* _Dataset section_

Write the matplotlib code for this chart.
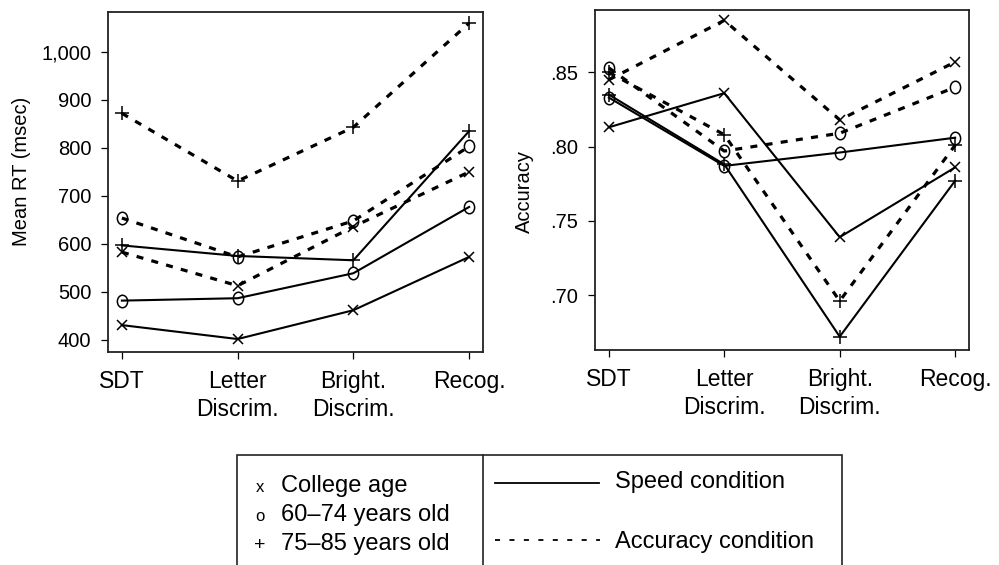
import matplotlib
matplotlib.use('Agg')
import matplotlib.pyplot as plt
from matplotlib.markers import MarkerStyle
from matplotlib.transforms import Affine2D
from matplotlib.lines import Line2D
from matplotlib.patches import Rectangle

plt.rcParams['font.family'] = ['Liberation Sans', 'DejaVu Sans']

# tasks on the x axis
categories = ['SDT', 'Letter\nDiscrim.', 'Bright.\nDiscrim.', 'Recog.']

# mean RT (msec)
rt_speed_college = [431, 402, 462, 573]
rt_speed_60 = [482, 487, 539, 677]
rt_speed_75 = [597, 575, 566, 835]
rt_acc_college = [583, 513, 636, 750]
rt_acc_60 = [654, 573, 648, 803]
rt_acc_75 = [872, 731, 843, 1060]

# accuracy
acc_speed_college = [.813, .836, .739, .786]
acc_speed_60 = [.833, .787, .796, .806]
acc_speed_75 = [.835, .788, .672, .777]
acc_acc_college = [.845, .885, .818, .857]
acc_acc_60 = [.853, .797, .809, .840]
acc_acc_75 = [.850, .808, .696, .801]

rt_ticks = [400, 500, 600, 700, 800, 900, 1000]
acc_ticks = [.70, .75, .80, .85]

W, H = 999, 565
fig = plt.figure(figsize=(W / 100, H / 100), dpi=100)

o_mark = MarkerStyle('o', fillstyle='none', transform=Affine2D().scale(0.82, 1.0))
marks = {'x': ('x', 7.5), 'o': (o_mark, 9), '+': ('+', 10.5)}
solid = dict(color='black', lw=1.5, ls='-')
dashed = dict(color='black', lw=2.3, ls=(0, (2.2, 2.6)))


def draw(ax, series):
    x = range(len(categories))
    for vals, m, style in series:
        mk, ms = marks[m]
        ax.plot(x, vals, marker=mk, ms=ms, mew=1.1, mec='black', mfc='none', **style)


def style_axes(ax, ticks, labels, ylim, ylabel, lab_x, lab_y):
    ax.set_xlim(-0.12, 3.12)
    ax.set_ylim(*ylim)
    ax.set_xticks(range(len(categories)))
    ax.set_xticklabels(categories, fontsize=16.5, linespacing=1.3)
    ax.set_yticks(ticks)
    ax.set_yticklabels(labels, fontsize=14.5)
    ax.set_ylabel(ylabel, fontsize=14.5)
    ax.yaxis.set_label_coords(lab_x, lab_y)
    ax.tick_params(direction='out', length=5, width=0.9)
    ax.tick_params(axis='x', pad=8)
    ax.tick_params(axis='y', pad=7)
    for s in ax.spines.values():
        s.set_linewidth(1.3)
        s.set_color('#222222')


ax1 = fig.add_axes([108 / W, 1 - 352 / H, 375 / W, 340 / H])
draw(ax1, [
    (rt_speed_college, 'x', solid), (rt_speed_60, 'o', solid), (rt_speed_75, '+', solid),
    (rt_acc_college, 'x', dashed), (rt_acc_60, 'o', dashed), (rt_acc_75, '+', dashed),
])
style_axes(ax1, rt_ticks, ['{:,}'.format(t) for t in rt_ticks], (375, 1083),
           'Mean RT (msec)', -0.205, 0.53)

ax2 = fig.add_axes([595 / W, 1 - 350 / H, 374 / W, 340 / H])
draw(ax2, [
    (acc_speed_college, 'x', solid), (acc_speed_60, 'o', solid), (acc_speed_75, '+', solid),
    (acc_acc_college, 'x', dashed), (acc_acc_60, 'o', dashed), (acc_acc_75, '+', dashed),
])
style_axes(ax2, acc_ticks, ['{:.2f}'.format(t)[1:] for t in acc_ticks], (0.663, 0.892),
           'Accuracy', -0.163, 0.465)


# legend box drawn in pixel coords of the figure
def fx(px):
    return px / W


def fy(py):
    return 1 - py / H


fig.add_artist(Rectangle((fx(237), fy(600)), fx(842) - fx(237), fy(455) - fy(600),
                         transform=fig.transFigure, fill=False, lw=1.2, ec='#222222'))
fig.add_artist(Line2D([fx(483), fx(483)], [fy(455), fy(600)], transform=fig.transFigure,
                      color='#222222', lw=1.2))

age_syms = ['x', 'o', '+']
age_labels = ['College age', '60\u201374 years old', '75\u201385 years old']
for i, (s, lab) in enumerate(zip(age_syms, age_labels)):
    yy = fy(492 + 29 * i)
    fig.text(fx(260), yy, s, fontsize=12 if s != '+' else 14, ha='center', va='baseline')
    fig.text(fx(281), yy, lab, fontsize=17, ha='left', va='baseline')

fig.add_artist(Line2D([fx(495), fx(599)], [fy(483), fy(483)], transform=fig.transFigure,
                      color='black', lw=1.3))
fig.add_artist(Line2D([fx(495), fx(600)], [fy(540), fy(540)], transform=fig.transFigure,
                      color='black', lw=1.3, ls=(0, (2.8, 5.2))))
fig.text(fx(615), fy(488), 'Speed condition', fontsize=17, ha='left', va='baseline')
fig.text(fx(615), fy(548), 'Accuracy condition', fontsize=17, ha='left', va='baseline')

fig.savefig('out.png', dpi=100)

* _Direction_
Only the lines from the top of the data through the line with "fig = plt.figure(figsize=(W" should be quoted, exactly and with both ends kept; skip the pictures.

* _Result for this task_
Write the matplotlib code for this chart.
import matplotlib
matplotlib.use('Agg')
import matplotlib.pyplot as plt
from matplotlib.markers import MarkerStyle
from matplotlib.transforms import Affine2D
from matplotlib.lines import Line2D
from matplotlib.patches import Rectangle

plt.rcParams['font.family'] = ['Liberation Sans', 'DejaVu Sans']

# tasks on the x axis
categories = ['SDT', 'Letter\nDiscrim.', 'Bright.\nDiscrim.', 'Recog.']

# mean RT (msec)
rt_speed_college = [431, 402, 462, 573]
rt_speed_60 = [482, 487, 539, 677]
rt_speed_75 = [597, 575, 566, 835]
rt_acc_college = [583, 513, 636, 750]
rt_acc_60 = [654, 573, 648, 803]
rt_acc_75 = [872, 731, 843, 1060]

# accuracy
acc_speed_college = [.813, .836, .739, .786]
acc_speed_60 = [.833, .787, .796, .806]
acc_speed_75 = [.835, .788, .672, .777]
acc_acc_college = [.845, .885, .818, .857]
acc_acc_60 = [.853, .797, .809, .840]
acc_acc_75 = [.850, .808, .696, .801]

rt_ticks = [400, 500, 600, 700, 800, 900, 1000]
acc_ticks = [.70, .75, .80, .85]

W, H = 999, 565
fig = plt.figure(figsize=(W / 100, H / 100), dpi=100)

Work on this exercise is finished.